Gli altri punti critici
Per quanto concerne, inoltre, l'attività di formazione si evidenzia che ogni Regione ha la propria forma organizzativa ed il proprio sistema di deleghe, pertanto appare pleonastico delegare l'attività formativa alle Regioni o alle Province autonome.
Non è poi chiaro se la normativa si rivolge esclusivamente alle aziende che effettuano la somministrazione e/o la vendita diretta dei propri prodotti al consumatore finale, o se invece è possibile la commercializzazione di tali prodotti tramite intermediari (esercizi commerciali).
Non risulta chiaro e se tutte le operazioni necessarie all’ottenimento del prodotto finito quindi, oltre alla produzione primaria, anche lavorazione, trasformazione, confezionamento ecc., devono essere effettuate dall’azienda o se alcune fasi possono essere realizzate da soggetti terzi.

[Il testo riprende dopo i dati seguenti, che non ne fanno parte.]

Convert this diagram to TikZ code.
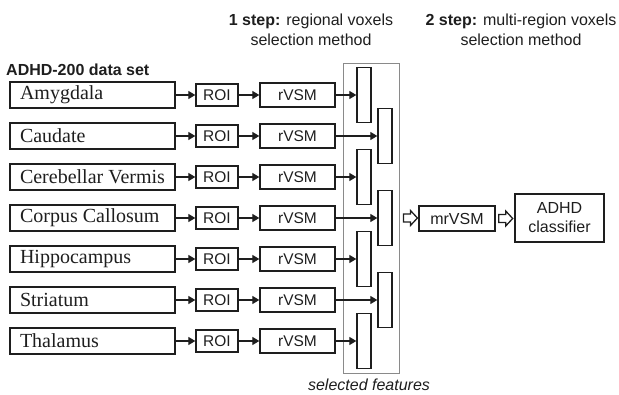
\documentclass[tikz,border=0pt]{standalone}
\usepackage{fontspec}
\setmainfont{Liberation Serif}
\setsansfont{Liberation Sans}
\newfontfamily\regionfont{Liberation Serif}
\usetikzlibrary{arrows.meta,calc}
\definecolor{ink}{HTML}{1E1E1E}
\definecolor{frame}{HTML}{8A8A8A}

\begin{document}
\begin{tikzpicture}[x=1pt,y=-1pt,
  box/.style={draw=ink,line width=1.4pt,inner sep=0pt,text=ink},
  namebox/.style={box,minimum width=165pt,minimum height=26pt,inner xsep=10pt,
    font=\regionfont\fontsize{20}{22}\selectfont},
  roibox/.style={box,minimum width=42pt,minimum height=22pt,font=\sffamily\fontsize{15.5}{18}\selectfont},
  vsmbox/.style={box,minimum width=75pt,minimum height=24pt,font=\sffamily\fontsize{15.5}{18}\selectfont},
  featbar/.style={draw=ink,line width=1.4pt,minimum width=14pt,minimum height=55pt,inner sep=0pt},
  arr/.style={draw=ink,line width=1.3pt,-{Triangle[length=7pt,width=8pt]}},
  heading/.style={align=center,text=ink,font=\sffamily\fontsize{16}{20}\selectfont},
  hollowarrow/.pic={\draw[ink,line width=1.3pt,line join=miter]
    (0,-4) -- (7,-4) -- (7,-7.5) -- (14,0) -- (7,7.5) -- (7,4) -- (0,4) -- cycle;}
]
\useasboundingbox (0,0) rectangle (619,395);

% step headings
\node[heading] (h1) at (311,29.5) {\textbf{1 step:} regional voxels\\selection method};
\node[heading] (h2) at (521,29.5) {\textbf{2 step:} multi-region voxels\\selection method};
\node[anchor=west,inner sep=0pt,text=ink,font=\sffamily\bfseries\fontsize{16}{18}\selectfont]
  (data) at (6,70) {ADHD-200 data set};

% frame holding the selected feature vectors
\node[draw=frame,line width=0.9pt,minimum width=56pt,minimum height=310pt,inner sep=0pt]
  (sel) at (371,218) {};
\node[text=ink,font=\sffamily\itshape\fontsize{16}{18}\selectfont] (selcap) at (369,385) {selected features};

% one pipeline per brain region
\foreach \i/\name/\y/\bx in {1/Amygdala/95/364, 2/Caudate/136/385, 3/Cerebellar Vermis/177/364,
    4/Corpus Callosum/218/385, 5/Hippocampus/259/364, 6/Striatum/300/385, 7/Thalamus/341/364}{
  \node[namebox] (n\i) at (92.5,\y) {\makebox[145pt][l]{\name}};
  \node[roibox] (roi\i) at (217,\y) {ROI};
  \node[vsmbox] (v\i) at (297.5,\y) {rVSM};
  \node[featbar] (f\i) at (\bx,\y) {};
  \draw[arr] (n\i.east) -- (roi\i.west);
  \draw[arr] (roi\i.east) -- (v\i.west);
  \draw[arr] (v\i.east) -- (f\i.west);
}

% second step
\node[box,minimum width=76pt,minimum height=25pt,font=\sffamily\fontsize{16}{18}\selectfont]
  (mr) at (457,218.5) {mrVSM};
\node[box,minimum width=89pt,minimum height=48pt,align=center,font=\sffamily\fontsize{16}{19}\selectfont]
  (cls) at (559.5,218) {ADHD\\classifier};
\pic at ($(sel.east)+(4,0)$) {hollowarrow};
\pic at ($(mr.east)+(3,0)$) {hollowarrow};
\end{tikzpicture}
\end{document}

Inoltre occorre chiarire alcuni aspetti sul funzionamento dell’intero sistema, in pratica se trattasi di una vera e propria richiesta presentata dalle aziende alle Regioni che devono quindi svolgere, su ogni domanda, una attività istruttoria circa il rispetto dei requisiti prima di concedere l’uso del marchio, o di un sistema semplificato di autodichiarazioni con controllo a posteriori come ad esempio nel recente caso dell’indicazione facoltativa di qualità “prodotto di montagna”. Infine occorre chiarire se questa normativa “interagisce”, in qualche modo, con quella ormai ventennale relativa ai prodotti agroalimentari tradizionali, PAT, per i quali è già peraltro prevista la possibilità di richiedere deroghe sotto il profilo igienico sanitario.